Write out each line of the material again, word for word.

Material provided:
------------

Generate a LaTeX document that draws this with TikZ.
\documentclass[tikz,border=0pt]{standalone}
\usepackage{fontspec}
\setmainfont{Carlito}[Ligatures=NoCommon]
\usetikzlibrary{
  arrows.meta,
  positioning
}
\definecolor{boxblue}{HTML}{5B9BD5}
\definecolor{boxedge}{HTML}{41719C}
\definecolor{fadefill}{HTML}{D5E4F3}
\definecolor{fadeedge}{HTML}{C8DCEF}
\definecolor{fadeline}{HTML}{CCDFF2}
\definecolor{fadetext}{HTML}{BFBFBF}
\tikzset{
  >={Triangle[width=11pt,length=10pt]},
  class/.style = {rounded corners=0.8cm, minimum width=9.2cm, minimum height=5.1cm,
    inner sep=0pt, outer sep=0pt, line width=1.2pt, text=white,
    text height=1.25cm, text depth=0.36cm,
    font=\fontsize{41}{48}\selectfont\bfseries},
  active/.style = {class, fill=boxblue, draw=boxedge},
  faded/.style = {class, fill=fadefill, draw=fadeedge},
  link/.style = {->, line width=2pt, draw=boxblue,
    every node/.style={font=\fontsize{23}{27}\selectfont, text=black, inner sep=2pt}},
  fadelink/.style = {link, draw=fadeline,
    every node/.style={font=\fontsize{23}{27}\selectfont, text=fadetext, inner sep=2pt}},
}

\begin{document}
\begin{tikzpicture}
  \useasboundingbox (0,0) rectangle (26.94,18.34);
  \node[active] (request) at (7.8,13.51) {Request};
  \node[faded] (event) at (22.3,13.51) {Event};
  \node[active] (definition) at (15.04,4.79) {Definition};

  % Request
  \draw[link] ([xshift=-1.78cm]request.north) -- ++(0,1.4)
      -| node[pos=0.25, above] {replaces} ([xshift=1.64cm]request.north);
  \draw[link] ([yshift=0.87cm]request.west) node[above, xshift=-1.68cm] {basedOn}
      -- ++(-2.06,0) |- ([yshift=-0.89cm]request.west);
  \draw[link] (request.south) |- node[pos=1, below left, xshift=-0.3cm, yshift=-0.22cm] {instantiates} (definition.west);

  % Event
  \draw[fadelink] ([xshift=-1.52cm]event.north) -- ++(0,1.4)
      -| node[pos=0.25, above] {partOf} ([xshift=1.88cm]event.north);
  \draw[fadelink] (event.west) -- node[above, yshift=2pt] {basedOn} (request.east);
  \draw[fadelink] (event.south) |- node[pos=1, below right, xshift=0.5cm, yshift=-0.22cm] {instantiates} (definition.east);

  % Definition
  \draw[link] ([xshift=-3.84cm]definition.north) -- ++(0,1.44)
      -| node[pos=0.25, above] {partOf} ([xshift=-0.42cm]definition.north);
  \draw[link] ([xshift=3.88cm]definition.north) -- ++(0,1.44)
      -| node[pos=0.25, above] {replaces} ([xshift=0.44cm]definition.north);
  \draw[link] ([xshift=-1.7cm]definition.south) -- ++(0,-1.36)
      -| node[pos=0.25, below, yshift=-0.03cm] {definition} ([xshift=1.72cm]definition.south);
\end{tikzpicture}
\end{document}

------------

Output:
Generate a LaTeX document that draws this with TikZ.
\documentclass[tikz,border=0pt]{standalone}
\usepackage{fontspec}
\setmainfont{Carlito}[Ligatures=NoCommon]
\usetikzlibrary{
  arrows.meta,
  positioning
}
\definecolor{boxblue}{HTML}{5B9BD5}
\definecolor{boxedge}{HTML}{41719C}
\definecolor{fadefill}{HTML}{D5E4F3}
\definecolor{fadeedge}{HTML}{C8DCEF}
\definecolor{fadeline}{HTML}{CCDFF2}
\definecolor{fadetext}{HTML}{BFBFBF}
\tikzset{
  >={Triangle[width=11pt,length=10pt]},
  class/.style = {rounded corners=0.8cm, minimum width=9.2cm, minimum height=5.1cm,
    inner sep=0pt, outer sep=0pt, line width=1.2pt, text=white,
    text height=1.25cm, text depth=0.36cm,
    font=\fontsize{41}{48}\selectfont\bfseries},
  active/.style = {class, fill=boxblue, draw=boxedge},
  faded/.style = {class, fill=fadefill, draw=fadeedge},
  link/.style = {->, line width=2pt, draw=boxblue,
    every node/.style={font=\fontsize{23}{27}\selectfont, text=black, inner sep=2pt}},
  fadelink/.style = {link, draw=fadeline,
    every node/.style={font=\fontsize{23}{27}\selectfont, text=fadetext, inner sep=2pt}},
}

\begin{document}
\begin{tikzpicture}
  \useasboundingbox (0,0) rectangle (26.94,18.34);
  \node[active] (request) at (7.8,13.51) {Request};
  \node[faded] (event) at (22.3,13.51) {Event};
  \node[active] (definition) at (15.04,4.79) {Definition};

  % Request
  \draw[link] ([xshift=-1.78cm]request.north) -- ++(0,1.4)
      -| node[pos=0.25, above] {replaces} ([xshift=1.64cm]request.north);
  \draw[link] ([yshift=0.87cm]request.west) node[above, xshift=-1.68cm] {basedOn}
      -- ++(-2.06,0) |- ([yshift=-0.89cm]request.west);
  \draw[link] (request.south) |- node[pos=1, below left, xshift=-0.3cm, yshift=-0.22cm] {instantiates} (definition.west);

  % Event
  \draw[fadelink] ([xshift=-1.52cm]event.north) -- ++(0,1.4)
      -| node[pos=0.25, above] {partOf} ([xshift=1.88cm]event.north);
  \draw[fadelink] (event.west) -- node[above, yshift=2pt] {basedOn} (request.east);
  \draw[fadelink] (event.south) |- node[pos=1, below right, xshift=0.5cm, yshift=-0.22cm] {instantiates} (definition.east);

  % Definition
  \draw[link] ([xshift=-3.84cm]definition.north) -- ++(0,1.44)
      -| node[pos=0.25, above] {partOf} ([xshift=-0.42cm]definition.north);
  \draw[link] ([xshift=3.88cm]definition.north) -- ++(0,1.44)
      -| node[pos=0.25, above] {replaces} ([xshift=0.44cm]definition.north);
  \draw[link] ([xshift=-1.7cm]definition.south) -- ++(0,-1.36)
      -| node[pos=0.25, below, yshift=-0.03cm] {definition} ([xshift=1.72cm]definition.south);
\end{tikzpicture}
\end{document}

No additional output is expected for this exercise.